Photo by Tina Fineberg for the New York Times

What a nice story in Sunday’s New York Times Vows section celebrating the wedding of Evan Wolfson and Cheng He. The article rightly describes Evan, as “widely considered to be a key architect of the movement to legalize same-sex marriage.” He’s also a Pittsburgh homeboy and family friend.

I’m sure that like all history, the story behind the fight for marriage equality is more complicated than it sometimes appears and that there have been unknown people in the trenches all along, but Evan is clearly a visionary in this movement. He has been pushing since he was a college student in 1983. It was then, the story says, that he began to understand that “marriage reflected this societal language of commitment and worth, and the law cemented it.”

He wrote his Harvard Law thesis on challenging the laws that barred same sex marriage and in 1993, he founded the Freedom to Marry Coalition and has been at the forefront of this fight ever since.  Oddly, the other leading figure in the early days of this public struggle was another Squirrel Hill homeboy – William (Billy) Rubenstein of the ACLU.

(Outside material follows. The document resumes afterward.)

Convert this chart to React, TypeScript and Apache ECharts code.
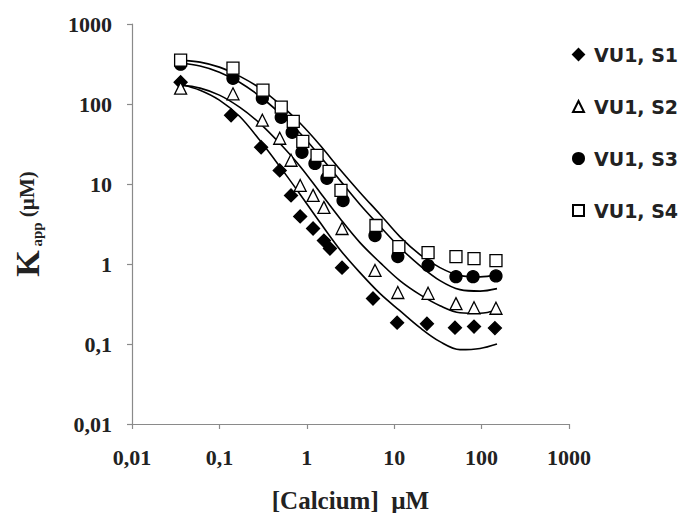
import React, { useEffect, useRef } from "react";
import * as echarts from "echarts";

// Scatter data ([Calcium] µM, K app µM)
const s1X = [0.036, 0.136, 0.3, 0.49, 0.66, 0.84, 1.18, 1.57, 1.84, 2.53, 5.72, 10.8, 23.7, 49.6, 81.9, 142];
const s1Y = [187, 72.4, 28.8, 14.8, 7.2, 3.93, 2.78, 1.96, 1.56, 0.9, 0.37, 0.185, 0.179, 0.16, 0.165, 0.158];

const s2X = [0.036, 0.143, 0.31, 0.49, 0.66, 0.84, 1.18, 1.57, 2.53, 6.03, 11.0, 24.4, 50.9, 81.9, 146];
const s2Y = [158, 134, 62.7, 37.3, 19.8, 9.6, 7.2, 5.1, 2.78, 0.83, 0.44, 0.43, 0.32, 0.284, 0.28];

const s3X = [0.036, 0.143, 0.31, 0.51, 0.68, 0.88, 1.24, 1.7, 2.6, 6.03, 11.0, 24.4, 50.9, 79.8, 146];
const s3Y = [315, 210, 118, 68.4, 44.4, 24.9, 18.1, 11.8, 6.2, 2.27, 1.24, 0.955, 0.695, 0.695, 0.71];

const s4X = [0.036, 0.143, 0.315, 0.51, 0.7, 0.9, 1.31, 1.8, 2.46, 6.19, 11.3, 24.4, 50.9, 81.9, 146];
const s4Y = [354, 281, 149, 91.2, 60.8, 34.2, 22.8, 14.4, 8.3, 3.03, 1.65, 1.39, 1.24, 1.17, 1.1];

// Fitted curves
const curveX = [0.036, 0.06, 0.1, 0.17, 0.29, 0.49, 0.84, 1.42, 2.4, 4.06, 6.9, 11.6, 19.7, 33.4, 56.6, 96, 150];
const curve1Y = [177, 149, 112, 70.3, 35.2, 16.6, 7.41, 3.3, 1.51, 0.78, 0.426, 0.261, 0.16, 0.107, 0.085, 0.088, 0.1];
const curve2Y = [172, 158, 129, 91.2, 57.4, 32.3, 16.6, 7.85, 3.71, 1.85, 1.04, 0.62, 0.414, 0.301, 0.246, 0.242, 0.268];
const curve3Y = [325, 298, 250, 187, 125, 76.7, 43.1, 22.2, 11.1, 5.55, 2.94, 1.61, 0.955, 0.62, 0.478, 0.458, 0.492];
const curve4Y = [354, 334, 289, 223, 158, 99.4, 57.4, 30.5, 15.2, 7.85, 4.16, 2.2, 1.31, 0.9, 0.716, 0.69, 0.736];

const tickLabels = ["0,01", "0,1", "1", "10", "100", "1000"];
const seriesNames = ["VU1, S1", "VU1, S2", "VU1, S3", "VU1, S4"];

const zip = (xs: number[], ys: number[]) => xs.map((x, i) => [x, ys[i]]);

export default function App() {
  const ref = useRef<HTMLDivElement>(null);
  useEffect(() => {
    const chart = echarts.init(ref.current!, null, { renderer: "svg" });
    const serif = "Liberation Serif";
    const fmt = (v: number) => tickLabels[Math.round(Math.log10(v)) + 2] ?? "";
    const axisLineStyle = { color: "#8a8a8a", width: 1.2 };
    const markers = [
      { symbol: "diamond", size: 13, fill: "#000" },
      { symbol: "triangle", size: 12, fill: "#fff" },
      { symbol: "circle", size: 12, fill: "#000" },
      { symbol: "rect", size: 12, fill: "#fff" },
    ];
    const pts = [zip(s1X, s1Y), zip(s2X, s2Y), zip(s3X, s3Y), zip(s4X, s4Y)];
    const curves = [curve1Y, curve2Y, curve3Y, curve4Y];
    const series: any[] = [];
    curves.forEach((cy, i) => {
      series.push({
        name: "curve" + i,
        type: "line",
        data: zip(curveX, cy),
        smooth: 0.35,
        showSymbol: false,
        symbol: "none",
        lineStyle: { color: "#000", width: 1.6 },
        z: 2,
        silent: true,
      });
    });
    markers.forEach((m, i) => {
      series.push({
        name: seriesNames[i],
        type: "scatter",
        data: pts[i],
        symbol: m.symbol,
        symbolSize: m.size,
        itemStyle: { color: m.fill, borderColor: "#000", borderWidth: 1.3, opacity: 1 },
        z: 5,
      });
    });
    chart.setOption({
      animation: false,
      backgroundColor: "#fff",
      grid: { left: 132, right: 113, top: 24, bottom: 89, containLabel: false, outerBoundsMode: "none" },
      legend: {
        data: seriesNames,
        orient: "vertical",
        left: 567,
        top: 40,
        itemWidth: 11,
        itemHeight: 11,
        itemGap: 33,
        itemStyle: { opacity: 1 },
        textStyle: { fontFamily: "DejaVu Sans", fontWeight: "bold", fontSize: 19, color: "#222", padding: [0, 0, 0, 5] },
      },
      xAxis: {
        type: "log",
        logBase: 10,
        min: 0.01,
        max: 1000,
        name: "[Calcium]  µM",
        nameLocation: "middle",
        nameGap: 64,
        nameTextStyle: { fontFamily: serif, fontWeight: "bold", fontSize: 25, color: "#222" },
        axisLine: { show: true, lineStyle: axisLineStyle },
        axisTick: { show: true, length: 5, lineStyle: axisLineStyle },
        axisLabel: { formatter: fmt, margin: 22, fontFamily: serif, fontWeight: "bold", fontSize: 22, color: "#222" },
        splitLine: { show: false },
        minorTick: { show: false },
      },
      yAxis: {
        type: "log",
        logBase: 10,
        min: 0.01,
        max: 1000,
        name: "{k|K}{sub| app}{u| (µM)}",
        nameLocation: "middle",
        nameRotate: 90,
        nameGap: 88,
        nameTextStyle: {
          color: "#222",
          rich: {
            k: { fontFamily: serif, fontWeight: "bold", fontSize: 34, color: "#222" },
            sub: { fontFamily: serif, fontWeight: "bold", fontSize: 15, color: "#222", verticalAlign: "bottom" },
            u: { fontFamily: serif, fontWeight: "bold", fontSize: 21, color: "#222" },
          },
        },
        axisLine: { show: true, lineStyle: axisLineStyle },
        axisTick: { show: true, length: 5, lineStyle: axisLineStyle },
        axisLabel: { formatter: fmt, margin: 20, fontFamily: serif, fontWeight: "bold", fontSize: 22, color: "#222" },
        splitLine: { show: false },
        minorTick: { show: false },
      },
      series,
    });
    return () => chart.dispose();
  }, []);
  return <div ref={ref} style={{ position: "fixed", left: 0, top: 0, width: 682, height: 513 }} />;
}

I have always agreed with their principled position and the right to marriage but at first I thought it was an odd cause. I just found the right to marry to be a rather bourgeois battle to wage. Who cares if society grants you their blessing? But now that I have been married 18 years and raised a family myself, I have a more nuanced understanding of both the societal blessings and practical benefits that come with the institution. My own ability to live this great freelance life and stay home on the front lines with the kids while reaping the benefits of Rebecca’s benefits is a classic case in point.

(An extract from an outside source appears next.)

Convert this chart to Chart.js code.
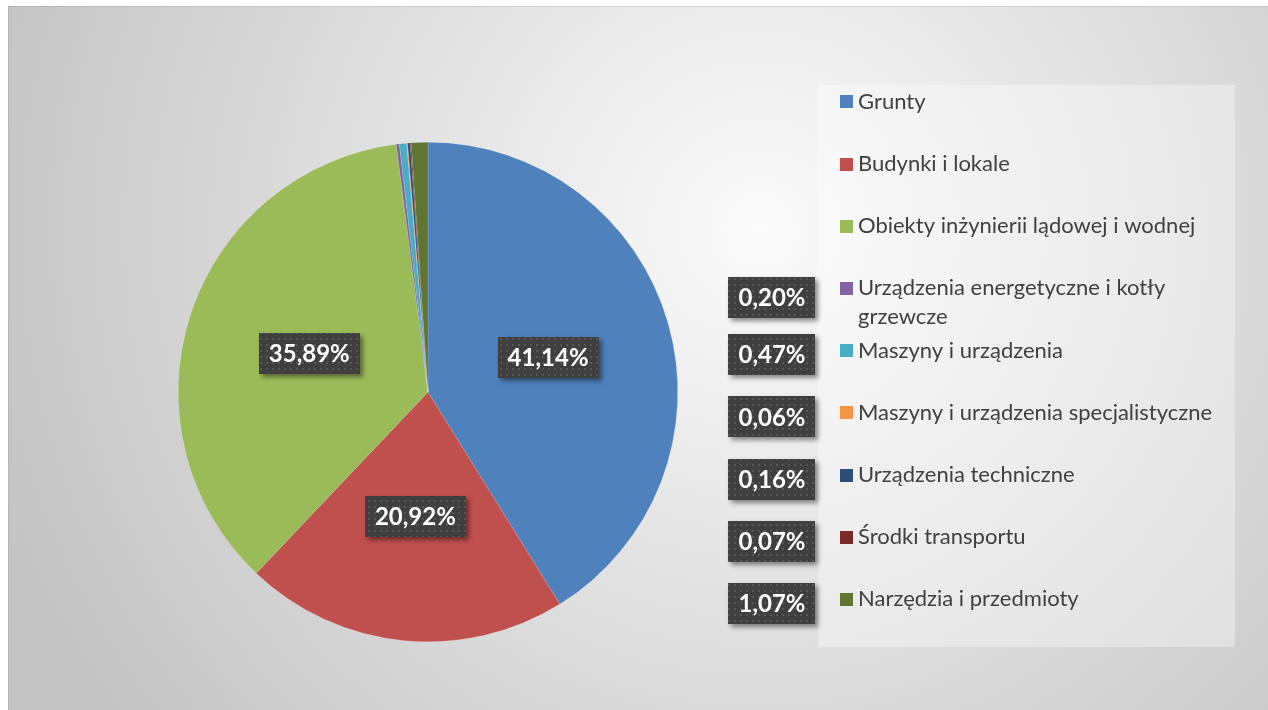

As my own understanding of marriage and its impact on relationships as well as other’s perceptions have matured, I have come more and more to realize just bold a visionary Evan has been. This battle also benefits not only same sex couples but our whole society, because I firmly believe that the fabric will be stronger and more resilient when as many people as possible are in dedicated relationships and fighting the good fight to keep their bonds strong and their homes stable.

I have never, ever understood the logic that expanding marriage rights threatens the institution of marriage. It strengthens us all.

I’m proud to know Evan and really, really happy for him and Cheng to have found each other, and to be able to personally benefit from the revolution he has helped usher in. Best wishes to them, and to everyone else who wants to spend their lives with the partner of their choice.